Graças principalmente aos telefones celulares, a desigualdade no acesso a Internet é um pouco menos intensa, mas ainda assim brutal: nas classes D e E, é de apenas 40% o percentual de domicílios conectados à rede, percentual que chega a 99% na classe A.

Falta de acesso adequado às tecnologias mais eficientes para a educação a distância não é o único problema. Sabemos pelos dados do IBGE que quanto menor a renda da família, maior o número de pessoas habitando na mesma residência. Em lares de maior renda no Brasil, nas duas últimas semanas tem virado rotina ver as crianças irem para seus quartos individuais para assistir pelo computador aulas online de seus professores de escolas particulares. Para os estudantes mais pobres de rede pública, esta é uma cena inimaginável.

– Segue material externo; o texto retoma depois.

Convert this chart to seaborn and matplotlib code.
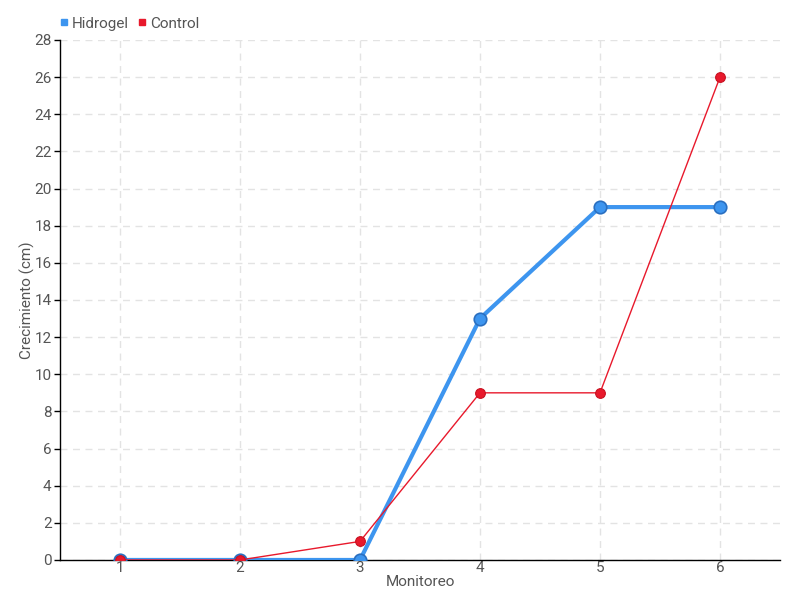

Isso sem falar de outra grande desvantagem, já bastante citada nesta coluna: é consenso na avaliação educacional que o fator que mais impacta o aprendizado dos alunos é o nível socioeconômico das famílias. Num momento em que os pais terão papel ainda mais importante na orientação dos estudos dos filhos em casa, é de se esperar que esse impacto seja ainda maior. Essa, aliás, é uma das explicações de um fenômeno que abordei neste espaço há duas semanas: o “summer gap”, ou a constatação de que, no período de férias, a perda de aprendizagem verificada entre filhos de pais menos escolarizados é muito mais intensa.

Mesmo os mais entusiastas defensores do ensino a distância no atual contexto admitem que o prejuízo será muito mais intenso para os alunos mais pobres, que frequentam escolas públicas. Essa é a preocupação, por exemplo, dos secretários estaduais de educação, que divulgaram uma nota pública criticando o MEC por anunciar as datas do Enem sem consultá-los num momento tão crítico.

O Enem, mesmo em situações normais, já não é uma competição plenamente justa. Para que a seleção daqueles que irão para a universidade fosse feita com base apenas no mérito e esforço pessoal, teríamos que dar igualdade de oportunidades a todos, algo que estamos infinitamente longe no Brasil. A crise atual só agrava esse quadro.